Edge Cases and Color Images: Multiplicative SSIM formulations may be less robust in color image contexts, with luminance terms poorly tracking chromatic vibrancy or brightness. Modified losses (e.g., LWSSIM) address these deficiencies (Lu, 2019).
Parameter Calibration: Hyperparameters governing window size, scale aggregation, additive/multiplicative weighting, and related kernel parameters have a substantial impact and often require dataset-specific tuning (Snell et al., 2015, Cao et al., 5 Jun 2025, Yao et al., 2024).

7. Broader Implications and Future Directions

Structural similarity loss has led to a paradigm shift in loss function design, emphasizing perceptual and structure-aware optimization criteria. Its successful adaptation across diverse domains—including manifold learning, graph representation, semantic segmentation, diffusion inference control (Li et al., 10 Jan 2025), and 3D geometric data—demonstrates its versatility.
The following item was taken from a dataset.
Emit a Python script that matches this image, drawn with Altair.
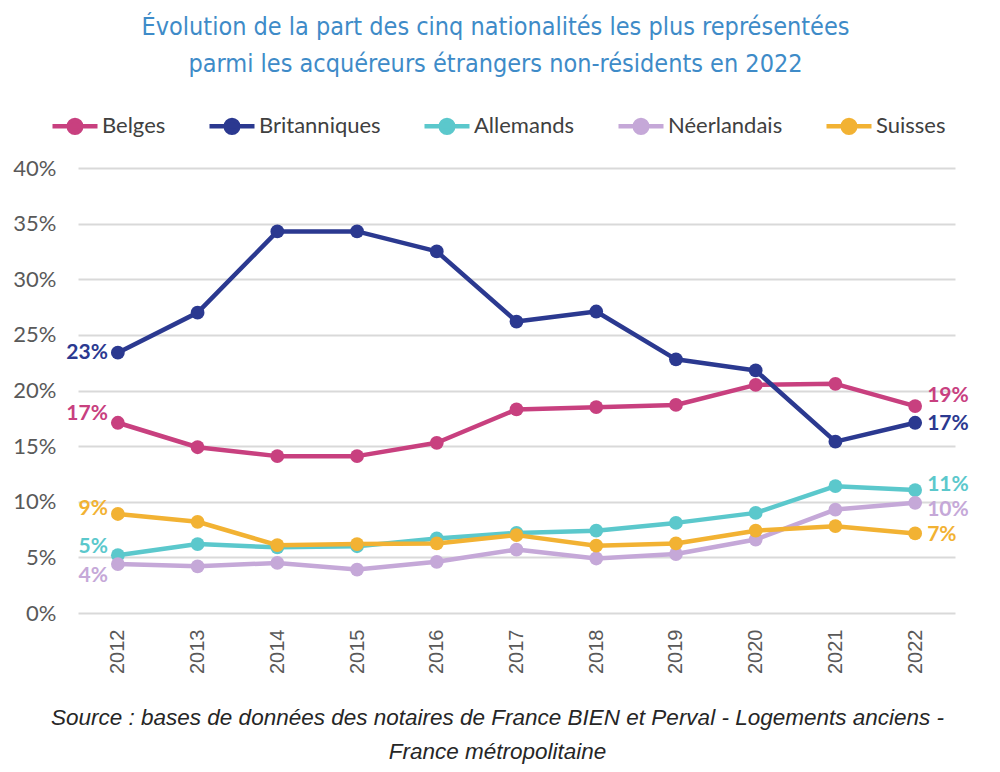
import altair as alt
import pandas as pd

years = [str(y) for y in range(2012, 2023)]
series = ["Belges", "Britanniques", "Allemands", "Néerlandais", "Suisses"]
colors = ["#C8407F", "#2B3990", "#5BC8CC", "#C5A8D8", "#F2B233"]

belges = [17.1, 14.9, 14.1, 14.1, 15.3, 18.3, 18.5, 18.7, 20.5, 20.6, 18.6]
britanniques = [23.4, 27.0, 34.3, 34.3, 32.5, 26.2, 27.1, 22.8, 21.8, 15.4, 17.1]
allemands = [5.2, 6.2, 5.9, 6.0, 6.7, 7.2, 7.4, 8.1, 9.0, 11.4, 11.05]
neerlandais = [4.4, 4.2, 4.5, 3.9, 4.6, 5.7, 4.9, 5.3, 6.6, 9.3, 9.9]
suisses = [8.9, 8.2, 6.1, 6.2, 6.25, 7.0, 6.05, 6.25, 7.4, 7.8, 7.15]

y_ticks = [0, 0.05, 0.10, 0.15, 0.20, 0.25, 0.30, 0.35, 0.40]

title_lines = [
    "Évolution de la part des cinq nationalités les plus représentées",
    "parmi les acquéreurs étrangers non-résidents en 2022",
]
source_lines = [
    "Source : bases de données des notaires de France BIEN et Perval - Logements anciens -",
    "France métropolitaine",
]

values = {
    "Belges": belges,
    "Britanniques": britanniques,
    "Allemands": allemands,
    "Néerlandais": neerlandais,
    "Suisses": suisses,
}
rows = []
for s in series:
    for yr, v in zip(years, values[s]):
        rows.append({"year": yr, "series": s, "frac": v / 100.0})
df = pd.DataFrame(rows)

color_scale = alt.Scale(domain=series, range=colors)

x_enc = alt.X(
    "year:O",
    sort=years,
    scale=alt.Scale(type="point", padding=0.5),
    axis=alt.Axis(
        labelAngle=270,
        labelFont="Liberation Sans",
        labelFontSize=20,
        labelColor="#595959",
        ticks=False,
        domain=False,
        labelPadding=16,
        title=source_lines,
        titleFont="Liberation Sans",
        titleFontStyle="italic",
        titleFontWeight="normal",
        titleFontSize=22.5,
        titleColor="#262626",
        titleX=419,
        titleY=93,
        titleAlign="center",
        titleBaseline="top",
        titleLineHeight=34,
    ),
)
y_enc = alt.Y(
    "frac:Q",
    scale=alt.Scale(domain=[0, 0.4]),
    axis=alt.Axis(
        values=y_ticks,
        format=".0%",
        grid=True,
        gridColor="#D9D9D9",
        gridWidth=2,
        domain=False,
        ticks=False,
        labelFont="Lato",
        labelFontSize=22,
        labelColor="#595959",
        labelPadding=22,
        title=None,
    ),
)

legend = alt.Legend(
    orient="none",
    legendX=-28,
    legendY=-67,
    direction="horizontal",
    title=None,
    symbolType="M-1,0H1M-0.28,0A0.28,0.28 0 1,1 0.28,0A0.28,0.28 0 1,1 -0.28,0",
    symbolSize=2025,
    symbolStrokeWidth=4.5,
    labelFont="Lato",
    labelFontSize=22,
    labelColor="#404040",
    columnPadding=34,
    labelOffset=2,
)

base = alt.Chart(df)
lines = base.mark_line(strokeWidth=4.5, strokeCap="round", strokeJoin="round").encode(
    x=x_enc, y=y_enc, color=alt.Color("series:N", scale=color_scale, legend=legend, sort=series)
)
points = base.mark_circle(size=190, opacity=1).encode(
    x=x_enc, y=y_enc, color=alt.Color("series:N", scale=color_scale, legend=legend, sort=series)
)

left_dy = {"Belges": -9, "Britanniques": 0, "Allemands": -8, "Néerlandais": 12, "Suisses": -5}
right_dy = {"Belges": -10, "Britanniques": 1, "Allemands": -5, "Néerlandais": 7, "Suisses": 2}

label_layers = []
for s in series:
    label_layers.append(
        base.transform_filter(
            (alt.datum.series == s) & (alt.datum.year == years[0])
        ).mark_text(
            align="right", baseline="middle", dx=-10, dy=left_dy[s],
            font="Lato", fontWeight="bold", fontSize=21,
        ).encode(
            x=x_enc, y=y_enc,
            text=alt.Text("frac:Q", format=".0%"),
            color=alt.Color("series:N", scale=color_scale, legend=None),
        )
    )
    label_layers.append(
        base.transform_filter(
            (alt.datum.series == s) & (alt.datum.year == years[-1])
        ).mark_text(
            align="left", baseline="middle", dx=12, dy=right_dy[s],
            font="Lato", fontWeight="bold", fontSize=21,
        ).encode(
            x=x_enc, y=y_enc,
            text=alt.Text("frac:Q", format=".0%"),
            color=alt.Color("series:N", scale=color_scale, legend=None),
        )
    )

chart = alt.layer(lines, points, *label_layers).properties(
    width=877,
    height=445,
    background="white",
    autosize=alt.AutoSizeParams(type="none"),
    padding={"left": 70, "top": 160, "right": 37, "bottom": 155},
    title=alt.Title(
        title_lines,
        font="Liberation Sans Narrow, DejaVu Sans Condensed, Roboto",
        fontSize=25,
        fontWeight="normal",
        color="#3E8BC8",
        anchor="middle",
        frame="group",
        dx=-21,
        offset=24,
        lineHeight=37,
    ),
).configure_view(strokeWidth=0, stroke="transparent")

chart.save("out.html", embed_options={"renderer": "svg", "actions": False})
Future research directions include:

Automatic adaptation of loss components and parameters to data domain and task requirements
Hybridization with adversarial, domain-specific, and semantic priors to further improve image and signal fidelity
Expanding to non-Euclidean, non-image, and relational domains, with advances in graph kernels, nonlocal similarity, and multiplexed supervision

A plausible implication is that as machine learning systems increasingly strive for outputs that are both numerically precise and perceptually/semantically meaningful, structural similarity loss and its descendants will remain central in both model training and performance evaluation.